## Problem to work on
Leave out the pictures, then output the lines of the records below from the first through the one containing "(critxt) at ([yshift=0.15cm]cri.center)".

## Supplied data
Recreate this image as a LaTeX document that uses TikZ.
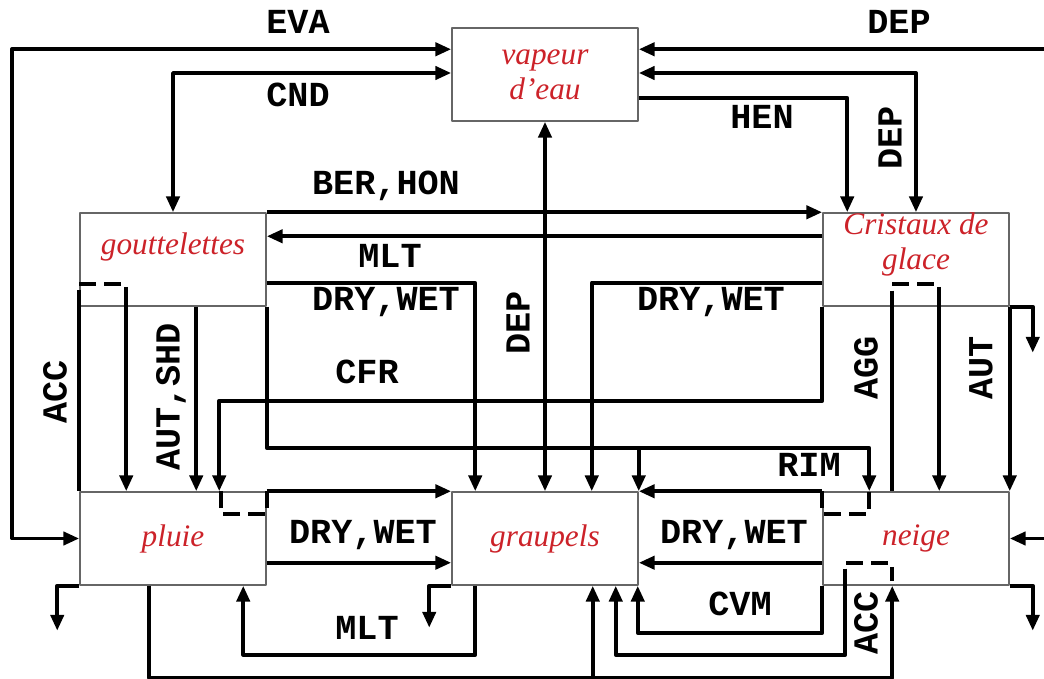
\documentclass[tikz,border=0pt]{standalone}
\usepackage{fontspec}
\newfontfamily\procfont{Liberation Mono}
\newfontfamily\specfont{Liberation Serif}
\usetikzlibrary{arrows.meta,calc}
\definecolor{specred}{RGB}{204,34,41}
\tikzset{
  box/.style={draw=gray!80!black,line width=0.4pt,minimum width=1.86cm,minimum height=0.93cm,
    inner sep=0pt,align=center,text=specred,font=\specfont\itshape\fontsize{8.9}{10}\selectfont},
  boxtext/.style={inner sep=0pt,align=center,text=specred,font=\specfont\itshape\fontsize{8.9}{10}\selectfont},
  proc/.style={inner sep=0pt,font=\procfont\bfseries\fontsize{10}{12}\selectfont},
  coll/.style={dash pattern=on 0.17cm off 0.08cm}
}
\begin{document}
\begin{tikzpicture}[x=0.01cm,y=-0.01cm,>={Triangle[length=4.5pt,width=3.7pt]},line width=1.1pt,line join=round]
  \useasboundingbox (0,0) rectangle (1044,679);

  % les six especes
  \node[box] (vap) at (545,74.5) {vapeur\\d’eau};
  \node[box] (gou) at (173,259.5) {};
  \node[box] (cri) at (916,259.5) {};
  \node[box] (plu) at (173,538.5) {pluie};
  \node[box] (gra) at (545,538.5) {graupels};
  \node[box] (nei) at (916,538.5) {neige};
  \node[boxtext] (goutxt) at ([yshift=0.125cm]gou.center) {gouttelettes};
  \node[boxtext] (critxt) at ([yshift=0.15cm]cri.center) {Cristaux de\\glace};

  % echanges avec la vapeur
  \draw[<->] ($(vap.north west)+(0,22)$) -| (12,538.5) -- (plu.west);
  \draw[<->] ($(vap.west)+(0,-1.5)$) -| (gou.north);
  \draw[<-] ($(vap.north east)+(0,22)$) -- ++(406,0);
  \draw[<->] ($(vap.east)+(0,-1.5)$) -| (cri.north);
  \draw[->] ($(vap.south east)+(0,-24)$) -| ($(cri.north west)+(25,0)$);
  \draw[<->] (vap.south) -- (gra.north);

  % gouttelettes et cristaux
  \draw[->] (gou.north east) -- (cri.north west);
  \draw[->] ($(cri.north west)+(0,24)$) -- ($(gou.north east)+(0,24)$);

  % vers les graupels et la neige
  \draw[->] ($(gou.south east)+(0,-24)$) -| ($(gra.north west)+(24,0)$);
  \draw[->] ($(cri.south west)+(0,-24)$) -| ($(gra.north east)+(-47,0)$);
  \draw[->] (cri.south west) -- ++(0,94) -| ($(plu.north west)+(140,0)$);
  \draw[->] (gou.south east) -- ++(0,141) -| ($(nei.north west)+(47,0)$);
  \draw[->] ($(gra.north east)+(0,-45)$) -- (gra.north east);

  % gouttelettes -> pluie
  \draw ($(gou.south west)+(0,-17)$) -- (plu.north west);
  \draw[coll] ($(gou.south west)+(0,-23)$) -- ++(47,0) -- ++(0,17);
  \draw[->] ($(gou.south west)+(47,-6)$) -- ($(plu.north west)+(47,0)$);
  \draw[->] ($(gou.south west)+(117,0)$) -- ($(plu.north west)+(117,0)$);

  % cristaux -> neige
  \draw ($(cri.south west)+(70,-16)$) -- ($(nei.north west)+(70,0)$);
  \draw[coll] ($(cri.south west)+(70,-23)$) -- ++(47,0) -- ++(0,17);
  \draw[->] ($(cri.south west)+(117,-6)$) -- ($(nei.north west)+(117,0)$);
  \draw[->] (cri.south east) -- (nei.north east);

  % pluie, neige -> graupels
  \draw[->] (plu.north east) -- (gra.north west);
  \draw[coll] (plu.north east) -- ++(0,23) -- ++(-46,0) -- ++(0,-23);
  \draw[->] ($(plu.south east)+(0,-23)$) -- ($(gra.south west)+(0,-23)$);
  \draw[->] (nei.north west) -- (gra.north east);
  \draw[coll] (nei.north west) -- ++(0,23) -- ++(47,0) -- ++(0,-23);
  \draw[->] ($(nei.south west)+(0,-23)$) -- ($(gra.south east)+(0,-23)$);

  % sous les boites
  \draw[->] (nei.south west) -- ++(0,47) -| ($(gra.south east)+(-1,0)$);
  \draw[coll] ($(nei.south west)+(24,-23)$) -- ++(46,0) -- ++(0,18);
  \draw[->] ($(nei.south west)+(23,-17)$) -- ++(0,86) -| ($(gra.south east)+(-23,0)$);
  \draw[->] ($(plu.south west)+(70,0)$) -- ++(0,92) -| ($(nei.south west)+(70,0)$);
  \draw[->] ($(gra.south east)+(-46,92)$) -- ($(gra.south east)+(-46,0)$);
  \draw[->] ($(gra.south west)+(24,0)$) -- ++(0,69) -| ($(plu.south west)+(164,0)$);

  % sedimentation
  \draw[->] (plu.south west) -| ++(-22,45);
  \draw[->] (gra.south west) -| ++(-22,42);
  \draw[->] (nei.south east) -| ++(23,45);
  \draw[->] (cri.south east) -| ++(23,46);
  \draw[<-] (nei.east) -- ++(35,0);

  % noms des processus
  \node[proc] (lEVA) at (298,22) {EVA};
  \node[proc] (lCND) at (298,95) {CND};
  \node[proc] (lDEPa) at (899,22) {DEP};
  \node[proc] (lHEN) at (762,117) {HEN};
  \node[proc,rotate=90] (lDEPb) at (890,138) {DEP};
  \node[proc] (lBER) at (386,186) {BER,HON};
  \node[proc] (lMLTa) at (390,256) {MLT};
  \node[proc] (lDRYa) at (386,302) {DRY,WET};
  \node[proc] (lDRYb) at (711,302) {DRY,WET};
  \node[proc,rotate=90] (lDEPc) at (518,323) {DEP};
  \node[proc] (lCFR) at (367,372) {CFR};
  \node[proc,rotate=90] (lACCa) at (55,392) {ACC};
  \node[proc,rotate=90] (lAUTa) at (171,397) {AUT,SHD};
  \node[proc,rotate=90] (lAGG) at (866,368) {AGG};
  \node[proc,rotate=90] (lAUTb) at (981,368) {AUT};
  \node[proc] (lRIM) at (809,465) {RIM};
  \node[proc] (lDRYc) at (363,535) {DRY,WET};
  \node[proc] (lDRYd) at (734,535) {DRY,WET};
  \node[proc] (lCVM) at (740,604) {CVM};
  \node[proc] (lMLTb) at (367,628) {MLT};
  \node[proc,rotate=90] (lACCb) at (866,623) {ACC};
\end{tikzpicture}
\end{document}
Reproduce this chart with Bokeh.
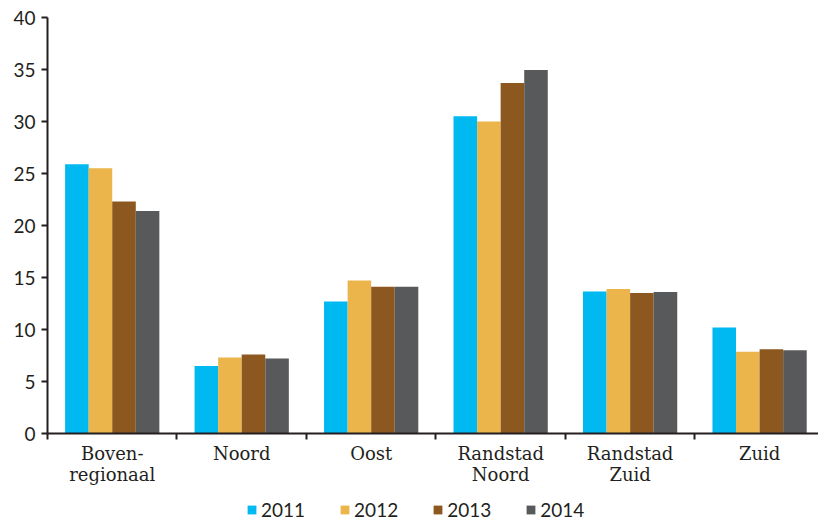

## Result of this exercise
Recreate this image as a LaTeX document that uses TikZ.
\documentclass[tikz,border=0pt]{standalone}
\usepackage{fontspec}
\newfontfamily\procfont{Liberation Mono}
\newfontfamily\specfont{Liberation Serif}
\usetikzlibrary{arrows.meta,calc}
\definecolor{specred}{RGB}{204,34,41}
\tikzset{
  box/.style={draw=gray!80!black,line width=0.4pt,minimum width=1.86cm,minimum height=0.93cm,
    inner sep=0pt,align=center,text=specred,font=\specfont\itshape\fontsize{8.9}{10}\selectfont},
  boxtext/.style={inner sep=0pt,align=center,text=specred,font=\specfont\itshape\fontsize{8.9}{10}\selectfont},
  proc/.style={inner sep=0pt,font=\procfont\bfseries\fontsize{10}{12}\selectfont},
  coll/.style={dash pattern=on 0.17cm off 0.08cm}
}
\begin{document}
\begin{tikzpicture}[x=0.01cm,y=-0.01cm,>={Triangle[length=4.5pt,width=3.7pt]},line width=1.1pt,line join=round]
  \useasboundingbox (0,0) rectangle (1044,679);

  % les six especes
  \node[box] (vap) at (545,74.5) {vapeur\\d’eau};
  \node[box] (gou) at (173,259.5) {};
  \node[box] (cri) at (916,259.5) {};
  \node[box] (plu) at (173,538.5) {pluie};
  \node[box] (gra) at (545,538.5) {graupels};
  \node[box] (nei) at (916,538.5) {neige};
  \node[boxtext] (goutxt) at ([yshift=0.125cm]gou.center) {gouttelettes};
  \node[boxtext] (critxt) at ([yshift=0.15cm]cri.center) {Cristaux de\\glace};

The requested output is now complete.